18 June 1998

The negotiations between a number of truck engine manufacturers and the U.S Environmental Protection Agency (EPA) on the alleged use of emission-cheating "defeat devices" have now gone public with the announcement that the EPA has sued Mack Trucks Inc. for tampering with pollution control systems on diesel engines used in its trucks. Mack has filed its own suit against EPA, challenging the allegations.

In the suit against Mack, EPA charged the company with selling diesel engines equipped with devices that defeat the engines' emission control systems. EPA said Mack designed computer software so that the diesel engines essentially ran in a non-compliance mode at highway speeds, but that higher emissions levels would not show up in controlled federal tests. EPA's suit asks the court to order Mack to recall and fix engines currently in operation and to take other steps to offset the alleged additional air pollution.

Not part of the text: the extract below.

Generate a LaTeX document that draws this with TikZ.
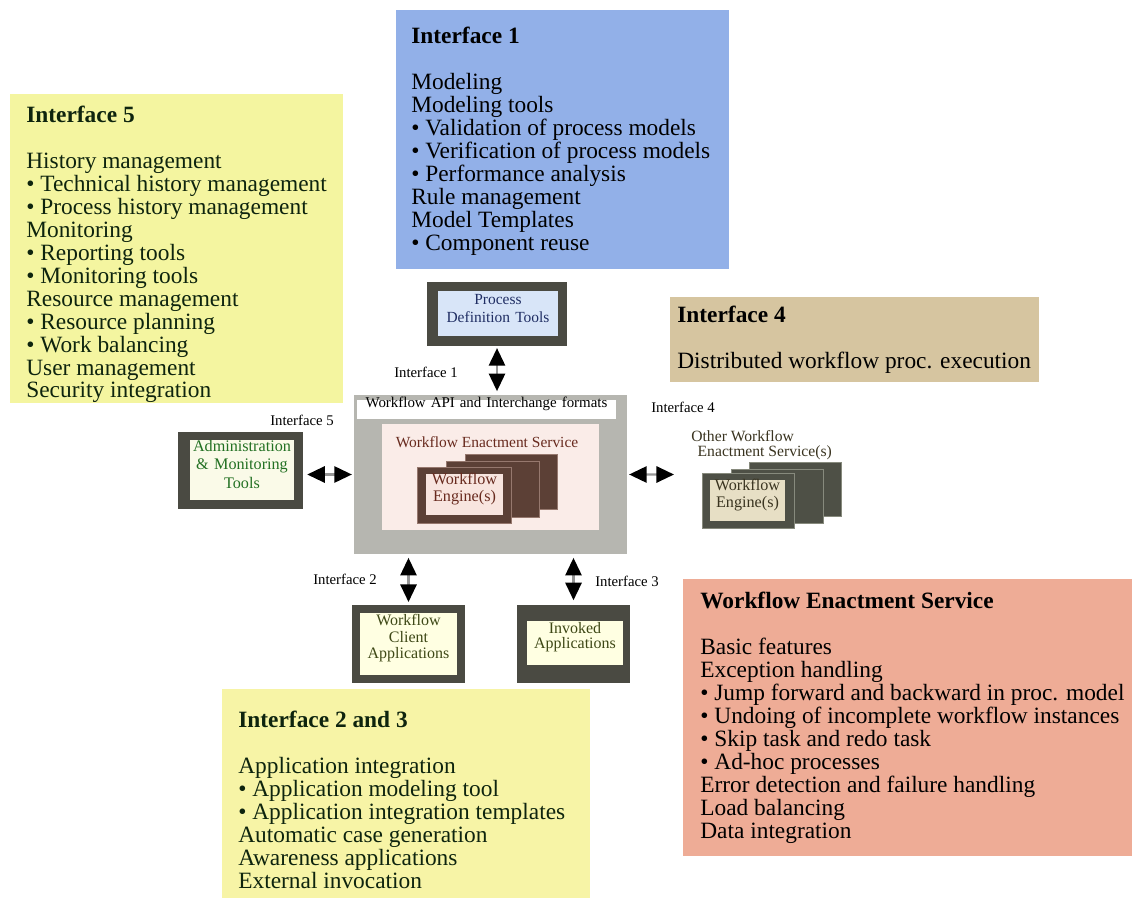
\documentclass[tikz,border=0pt]{standalone}
\usepackage{fontspec}
\setmainfont{Liberation Serif}
\usetikzlibrary{arrows.meta,fit,calc}

% panel and frame colours
\definecolor{ifblue}{RGB}{146,176,232}
\definecolor{ifyellow}{RGB}{244,245,160}
\definecolor{ifyellowb}{RGB}{247,244,166}
\definecolor{iftan}{RGB}{214,197,160}
\definecolor{ifsalmon}{RGB}{238,172,150}
\definecolor{greentext}{RGB}{14,36,14}
\definecolor{coregray}{RGB}{182,182,176}
\definecolor{framedark}{RGB}{74,74,66}
\definecolor{pdtfill}{RGB}{216,229,248}
\definecolor{pdttext}{RGB}{32,46,100}
\definecolor{admfill}{RGB}{250,250,232}
\definecolor{admtext}{RGB}{34,112,34}
\definecolor{appfill}{RGB}{255,255,226}
\definecolor{apptext}{RGB}{62,72,22}
\definecolor{wespink}{RGB}{250,236,232}
\definecolor{westext}{RGB}{104,42,30}
\definecolor{engdark}{RGB}{92,64,54}
\definecolor{engedge}{RGB}{150,120,110}
\definecolor{engfill}{RGB}{248,229,223}
\definecolor{othdark}{RGB}{78,80,70}
\definecolor{othedge}{RGB}{135,138,125}
\definecolor{othfill}{RGB}{231,223,197}
\definecolor{othtext}{RGB}{58,52,32}
\definecolor{shaftgray}{RGB}{150,150,150}

% list bullet
\newcommand{\itembul}{\textbullet\ }

\begin{document}
\begin{tikzpicture}[x=0.02cm, y=-0.02cm,
  rect/.style={inner sep=0pt, draw=none},
  bigtext/.style={inner sep=0pt, anchor=north west, align=left,
    font=\fontsize{13.3}{13.05}\selectfont},
  small/.style={inner sep=0pt, font=\fontsize{8.4}{9.6}\selectfont},
  boxtext/.style={align=center, font=\fontsize{8.7}{9.8}\selectfont},
  dbl/.style={draw=shaftgray, line width=1.3pt,
    {Triangle[width=9.2pt,length=10pt,color=black]}-{Triangle[width=9.2pt,length=10pt,color=black]}}
]
\useasboundingbox (0,0) rectangle (1132,898);
\fill[white] (0,0) rectangle (1132,898);

% ---------- description panels ----------
\node[rect, fill=ifblue, fit={(396,10) (729,269)}] (p1) {};
\node[bigtext] (p1t) at (411,27) {\textbf{Interface 1}\\[13.05pt]
Modeling\\
Modeling tools\\
\itembul Validation of process models\\
\itembul Verification of process models\\
\itembul Performance analysis\\
Rule management\\
Model Templates\\
\itembul Component reuse};

\node[rect, fill=ifyellow, fit={(10,94) (343,403)}] (p5) {};
\node[bigtext, text=greentext] (p5t) at (26,106) {\textbf{Interface 5}\\[13.05pt]
History management\\
\itembul Technical history management\\
\itembul Process history management\\
Monitoring\\
\itembul Reporting tools\\
\itembul Monitoring tools\\
Resource management\\
\itembul Resource planning\\
\itembul Work balancing\\
User management\\
Security integration};

\node[rect, fill=iftan, fit={(670,297) (1039,382)}] (p4) {};
\node[bigtext] (p4t) at (677,306) {\textbf{Interface 4}\\[13.05pt]
Distributed workflow proc. execution};

\node[rect, fill=ifsalmon, fit={(683,579) (1132,856)}] (pw) {};
\node[bigtext] (pwt) at (700,592) {\textbf{Workflow Enactment Service}\\[13.05pt]
Basic features\\
Exception handling\\
\itembul Jump forward and backward in proc. model\\
\itembul Undoing of incomplete workflow instances\\
\itembul Skip task and redo task\\
\itembul Ad-hoc processes\\
Error detection and failure handling\\
Load balancing\\
Data integration};

\node[rect, fill=ifyellowb, fit={(222,689) (590,898)}] (p23) {};
\node[bigtext, text=greentext] (p23t) at (238,711) {\textbf{Interface 2 and 3}\\[13.05pt]
Application integration\\
\itembul Application modeling tool\\
\itembul Application integration templates\\
Automatic case generation\\
Awareness applications\\
External invocation};

% ---------- workflow enactment core ----------
\node[rect, fill=coregray, fit={(354,395) (627,554)}] (wfms) {};
\node[rect, fill=white, fit={(357,400) (616,419)}, boxtext,
  font=\fontsize{8.5}{9.8}\selectfont] (api)
  {Workflow API and Interchange formats};
\node[rect, fill=wespink, fit={(382,424) (599,530)}] (wes) {};
\node[small, text=westext, font=\fontsize{8.8}{9.8}\selectfont] (weslabel) at (487,442)
  {Workflow Enactment Service};

% stacked engines
\node[rect, fill=engdark, draw=engedge, line width=0.4pt, fit={(465,454) (557,509)}] (eng3) {};
\node[rect, fill=engdark, draw=engedge, line width=0.4pt, fit={(446,461) (539,517)}] (eng2) {};
\node[rect, fill=engdark, draw=engedge, line width=0.4pt, fit={(417,467) (511,523)}] (eng1) {};
\node[rect, fill=engfill, fit={(426,474) (503,515)}, boxtext, text=westext,
  font=\fontsize{9.2}{9.6}\selectfont] (eng1in) {Workflow\\Engine(s)};

% ---------- surrounding tools ----------
\node[rect, fill=framedark, fit={(427,282) (567,346)}] (pdt) {};
\node[rect, fill=pdtfill, fit={(438,291) (558,336)}, boxtext, text=pdttext,
  font=\fontsize{8.8}{10.2}\selectfont] (pdtin) {Process\\Definition Tools};

\node[rect, fill=framedark, fit={(178,432) (303,509)}] (adm) {};
\node[rect, fill=admfill, fit={(190,440) (294,500)}, boxtext, text=admtext,
  font=\fontsize{9.2}{10.4}\selectfont] (admin) {Administration\\\& Monitoring\\Tools};

\node[rect, fill=framedark, fit={(352,605) (465,683)}] (wca) {};
\node[rect, fill=appfill, fit={(360,613) (457,675)}, boxtext, text=apptext,
  font=\fontsize{9.1}{9.5}\selectfont] (wcain) {Workflow\\Client\\Applications};

\node[rect, fill=framedark, fit={(517,605) (630,683)}] (inv) {};
\node[rect, fill=appfill, fit={(527,621) (623,665)}, boxtext, text=apptext,
  font=\fontsize{9.1}{8.6}\selectfont] (invin) {Invoked\\Applications};

% other enactment services
\node[small, text=othtext, align=left, font=\fontsize{8.9}{8.6}\selectfont, anchor=west]
  (othlabel) at (691,445) {Other Workflow\\\hspace*{3.6pt}Enactment Service(s)};
\node[rect, fill=othdark, draw=othedge, line width=0.4pt, fit={(749,462) (841,516)}] (oth3) {};
\node[rect, fill=othdark, draw=othedge, line width=0.4pt, fit={(731,469) (823,523)}] (oth2) {};
\node[rect, fill=othdark, draw=othedge, line width=0.4pt, fit={(702,473) (794,528)}] (oth1) {};
\node[rect, fill=othfill, fit={(710,480) (785,521)}, boxtext, text=othtext,
  font=\fontsize{9.2}{9.6}\selectfont] (oth1in) {Workflow\\Engine(s)};
\coordinate (othend) at (674,474.5);

% ---------- interface labels ----------
\node[small] (l1) at (426,372) {Interface 1};
\node[small] (l5) at (302,420) {Interface 5};
\node[small] (l4) at (683,407) {Interface 4};
\node[small] (l2) at (345,579) {Interface 2};
\node[small] (l3) at (627,581) {Interface 3};

% ---------- interface connectors ----------
\draw[dbl, shorten <=1pt, shorten >=2pt] (pdt.south) -- (pdt.south |- wfms.north);
\draw[dbl, shorten <=2.2pt, shorten >=1pt] (adm.east |- wfms.west) -- (wfms.west);
\draw[dbl, shorten <=1pt] (wfms.east) -- (othend);
\draw[dbl, shorten <=2pt, shorten >=1.5pt] (wca.north |- wfms.south) -- (wca.north);
\draw[dbl, shorten <=2pt, shorten >=2.5pt] (inv.north |- wfms.south) -- (inv.north);
\end{tikzpicture}
\end{document}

Mack's suit requests federal court protection and declaration that the company has not violated the Clean Air Act. Mack's complaint said the company's engines have passed federal emissions tests, have consistently been certified by EPA, and that the injection timing system now targeted by EPA, has been known to the agency for several years. Mack also said that its engines are not altered in any way after testing and they operate on the road in the same fashion as they do during the federal test. Mack has asked the court to declare that its injection timing system does not constitute an illegal "defeat device", to prohibit EPA from revoking its current certificates of conformity or denying those certificates for the 1999 model year, as well as preventing the agency from seeking or assessing any penalties against Mack.